In her classes at the Mental Health Center, she teaches her students how to cook basic meals. “We help [them] learn how to nurture themselves when… they’re ready to get out of the facility and get on their own.”

In one of her sessions, she says, students didn’t know that they could make their own tomato sauce, or salad dressing, hummus, and Alfredo sauce. “They’re used to getting things already prepared.”

Spruill says the most rewarding feeling is seeing the excitement of students, or hearing back from those who’ve prepared the dishes for their families at home.

For example, she did a cooking class for a group of 12- and 13-year-olds who are part of Yale University’s Ulysses S. Grant summer program for local middle school students and received “thank you” notes from them.

“They thanked me for teaching them how to make a healthy meal. And a lot of them had made it for their family, and their family loved it. I was really touched by that.”

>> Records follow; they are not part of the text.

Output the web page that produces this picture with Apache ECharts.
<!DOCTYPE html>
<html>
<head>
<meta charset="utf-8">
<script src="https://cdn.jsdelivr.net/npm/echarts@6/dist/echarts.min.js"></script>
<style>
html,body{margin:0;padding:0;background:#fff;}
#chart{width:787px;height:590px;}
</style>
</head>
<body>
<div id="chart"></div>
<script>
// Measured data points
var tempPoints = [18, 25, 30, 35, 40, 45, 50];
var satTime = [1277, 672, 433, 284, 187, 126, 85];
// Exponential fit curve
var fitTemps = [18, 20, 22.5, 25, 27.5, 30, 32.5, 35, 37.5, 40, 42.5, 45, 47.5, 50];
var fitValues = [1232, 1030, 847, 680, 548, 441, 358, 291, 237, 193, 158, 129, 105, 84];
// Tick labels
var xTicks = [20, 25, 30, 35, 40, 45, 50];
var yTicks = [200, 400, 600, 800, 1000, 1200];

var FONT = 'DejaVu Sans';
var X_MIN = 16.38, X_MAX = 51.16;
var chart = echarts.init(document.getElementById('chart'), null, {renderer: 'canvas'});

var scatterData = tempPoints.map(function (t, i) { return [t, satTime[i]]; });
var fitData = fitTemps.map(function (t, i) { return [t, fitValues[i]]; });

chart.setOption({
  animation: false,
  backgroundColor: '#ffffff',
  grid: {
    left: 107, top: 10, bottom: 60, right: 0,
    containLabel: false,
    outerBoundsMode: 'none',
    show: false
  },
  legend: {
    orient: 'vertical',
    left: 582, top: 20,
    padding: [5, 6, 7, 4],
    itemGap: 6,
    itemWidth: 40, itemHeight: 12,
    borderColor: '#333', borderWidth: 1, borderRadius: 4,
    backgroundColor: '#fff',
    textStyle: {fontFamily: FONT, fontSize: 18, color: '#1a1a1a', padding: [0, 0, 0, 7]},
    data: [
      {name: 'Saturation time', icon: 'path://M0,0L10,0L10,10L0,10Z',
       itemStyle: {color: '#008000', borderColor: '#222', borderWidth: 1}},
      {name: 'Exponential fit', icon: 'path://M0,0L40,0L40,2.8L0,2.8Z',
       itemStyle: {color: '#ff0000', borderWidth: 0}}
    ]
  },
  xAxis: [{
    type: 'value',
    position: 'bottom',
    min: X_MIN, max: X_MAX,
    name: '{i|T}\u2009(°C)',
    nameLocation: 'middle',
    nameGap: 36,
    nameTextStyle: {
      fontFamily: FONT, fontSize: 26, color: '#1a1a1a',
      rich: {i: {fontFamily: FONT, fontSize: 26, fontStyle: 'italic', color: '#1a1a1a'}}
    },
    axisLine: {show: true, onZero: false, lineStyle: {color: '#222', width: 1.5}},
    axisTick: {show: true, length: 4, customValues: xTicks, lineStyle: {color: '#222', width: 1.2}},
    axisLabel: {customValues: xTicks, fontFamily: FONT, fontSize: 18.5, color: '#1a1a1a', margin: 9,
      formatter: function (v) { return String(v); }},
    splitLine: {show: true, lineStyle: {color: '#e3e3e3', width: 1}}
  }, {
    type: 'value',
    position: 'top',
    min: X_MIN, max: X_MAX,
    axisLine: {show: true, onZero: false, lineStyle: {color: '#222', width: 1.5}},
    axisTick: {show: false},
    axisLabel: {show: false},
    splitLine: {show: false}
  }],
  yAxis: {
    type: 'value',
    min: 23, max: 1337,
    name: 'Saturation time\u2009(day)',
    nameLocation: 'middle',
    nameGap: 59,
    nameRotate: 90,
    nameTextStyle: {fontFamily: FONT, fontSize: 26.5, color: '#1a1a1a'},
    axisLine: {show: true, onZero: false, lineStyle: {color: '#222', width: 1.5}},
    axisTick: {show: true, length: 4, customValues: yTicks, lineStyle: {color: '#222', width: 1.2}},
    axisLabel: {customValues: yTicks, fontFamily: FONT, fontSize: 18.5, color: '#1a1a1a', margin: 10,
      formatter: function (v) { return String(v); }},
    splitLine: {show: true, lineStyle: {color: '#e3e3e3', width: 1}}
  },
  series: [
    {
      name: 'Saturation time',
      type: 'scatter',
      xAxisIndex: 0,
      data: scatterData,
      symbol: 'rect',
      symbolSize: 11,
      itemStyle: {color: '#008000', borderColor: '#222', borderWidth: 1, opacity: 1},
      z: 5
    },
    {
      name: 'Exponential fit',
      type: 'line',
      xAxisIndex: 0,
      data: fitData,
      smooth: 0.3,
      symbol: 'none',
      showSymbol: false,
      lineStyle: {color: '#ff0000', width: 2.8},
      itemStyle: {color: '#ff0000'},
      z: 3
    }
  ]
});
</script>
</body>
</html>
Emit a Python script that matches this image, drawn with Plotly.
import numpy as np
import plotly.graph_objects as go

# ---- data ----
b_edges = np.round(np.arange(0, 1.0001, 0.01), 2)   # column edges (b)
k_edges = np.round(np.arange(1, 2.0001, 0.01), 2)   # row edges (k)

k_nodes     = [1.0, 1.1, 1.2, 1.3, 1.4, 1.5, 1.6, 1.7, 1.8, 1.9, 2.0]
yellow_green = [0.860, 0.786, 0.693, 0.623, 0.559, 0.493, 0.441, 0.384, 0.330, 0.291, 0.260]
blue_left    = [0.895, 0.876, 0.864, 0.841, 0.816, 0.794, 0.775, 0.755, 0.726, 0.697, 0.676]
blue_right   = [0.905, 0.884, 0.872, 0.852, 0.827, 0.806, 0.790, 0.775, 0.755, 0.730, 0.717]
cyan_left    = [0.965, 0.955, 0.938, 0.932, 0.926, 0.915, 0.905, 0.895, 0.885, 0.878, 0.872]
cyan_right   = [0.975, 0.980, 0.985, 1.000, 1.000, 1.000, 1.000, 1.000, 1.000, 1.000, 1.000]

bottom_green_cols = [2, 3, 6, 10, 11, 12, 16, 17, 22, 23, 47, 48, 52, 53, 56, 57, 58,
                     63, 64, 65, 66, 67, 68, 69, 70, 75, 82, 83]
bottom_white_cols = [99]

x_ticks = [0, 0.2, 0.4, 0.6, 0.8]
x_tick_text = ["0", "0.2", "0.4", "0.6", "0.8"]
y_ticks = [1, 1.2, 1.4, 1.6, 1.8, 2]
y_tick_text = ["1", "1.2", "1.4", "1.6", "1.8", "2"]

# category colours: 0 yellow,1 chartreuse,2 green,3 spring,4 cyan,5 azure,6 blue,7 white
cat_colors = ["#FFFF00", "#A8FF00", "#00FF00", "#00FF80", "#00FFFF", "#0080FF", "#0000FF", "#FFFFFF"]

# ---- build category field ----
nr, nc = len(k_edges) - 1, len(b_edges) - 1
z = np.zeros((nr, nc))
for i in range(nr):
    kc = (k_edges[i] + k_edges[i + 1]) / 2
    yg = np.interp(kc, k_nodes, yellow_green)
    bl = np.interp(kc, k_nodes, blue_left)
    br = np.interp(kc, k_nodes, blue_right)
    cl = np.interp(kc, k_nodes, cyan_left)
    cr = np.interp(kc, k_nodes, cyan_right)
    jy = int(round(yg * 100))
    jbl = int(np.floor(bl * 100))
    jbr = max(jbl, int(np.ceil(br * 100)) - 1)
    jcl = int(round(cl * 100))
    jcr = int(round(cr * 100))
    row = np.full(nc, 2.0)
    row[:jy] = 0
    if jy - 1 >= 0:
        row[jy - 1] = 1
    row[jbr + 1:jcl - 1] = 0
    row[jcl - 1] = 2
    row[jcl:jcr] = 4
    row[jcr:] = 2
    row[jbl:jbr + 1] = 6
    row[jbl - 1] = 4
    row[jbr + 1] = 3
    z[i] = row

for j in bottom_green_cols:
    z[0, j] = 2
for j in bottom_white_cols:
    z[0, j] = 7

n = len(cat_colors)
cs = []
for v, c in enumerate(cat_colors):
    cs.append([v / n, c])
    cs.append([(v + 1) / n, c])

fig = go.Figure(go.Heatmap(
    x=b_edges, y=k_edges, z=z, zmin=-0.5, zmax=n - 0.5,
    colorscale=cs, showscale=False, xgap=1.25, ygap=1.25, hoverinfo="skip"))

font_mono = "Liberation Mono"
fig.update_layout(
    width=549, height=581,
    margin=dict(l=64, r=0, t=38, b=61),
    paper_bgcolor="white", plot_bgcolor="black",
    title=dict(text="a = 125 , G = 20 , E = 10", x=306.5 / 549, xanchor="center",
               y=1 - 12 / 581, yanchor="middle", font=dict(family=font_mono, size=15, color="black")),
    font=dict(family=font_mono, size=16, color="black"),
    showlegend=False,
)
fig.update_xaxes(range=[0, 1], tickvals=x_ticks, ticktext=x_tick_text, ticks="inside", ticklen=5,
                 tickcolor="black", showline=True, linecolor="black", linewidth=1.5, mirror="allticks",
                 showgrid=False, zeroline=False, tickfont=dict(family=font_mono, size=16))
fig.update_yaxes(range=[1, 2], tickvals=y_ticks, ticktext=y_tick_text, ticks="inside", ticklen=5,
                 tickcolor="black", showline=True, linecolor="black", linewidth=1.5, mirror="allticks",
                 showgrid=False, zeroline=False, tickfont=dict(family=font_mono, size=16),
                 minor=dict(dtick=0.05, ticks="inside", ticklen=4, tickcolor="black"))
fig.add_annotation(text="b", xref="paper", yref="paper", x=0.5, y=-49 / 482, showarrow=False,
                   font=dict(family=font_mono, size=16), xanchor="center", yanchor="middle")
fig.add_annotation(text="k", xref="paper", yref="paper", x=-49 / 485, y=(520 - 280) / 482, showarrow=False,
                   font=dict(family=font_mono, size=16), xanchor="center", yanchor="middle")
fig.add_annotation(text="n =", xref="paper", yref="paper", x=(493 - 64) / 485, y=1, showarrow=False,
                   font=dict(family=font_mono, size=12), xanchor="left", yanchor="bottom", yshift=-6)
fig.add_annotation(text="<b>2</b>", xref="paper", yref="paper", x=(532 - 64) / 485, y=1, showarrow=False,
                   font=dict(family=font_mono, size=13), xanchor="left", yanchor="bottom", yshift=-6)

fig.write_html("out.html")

After MCC, she went on to complete an 11-month course at Natural Gourmet Institute in New York. “I’m a plant-based vegan chef, now,” she says.

This is what Nelson means by empowerment and accountability. She says she holds herself accountable by empowering people of color to feed themselves and their families with healthy meals.

She says she has approached Bittman on two separate occasions at events where he was speaking to share details of her program with him, but found him dismissive.

From white people, like him, in the food movement she wants to know: what are they doing to empower people of color to do for themselves? It’s easy for affluent whites, she says. Most people of color don’t have access to Rockefeller money — referencing the funders of Stone Barn.

For example, if you have 20 acres of land, don’t lease, loan or sell a couple of acres to a Black farmer. Just give it to them. “It’s simple,” she says.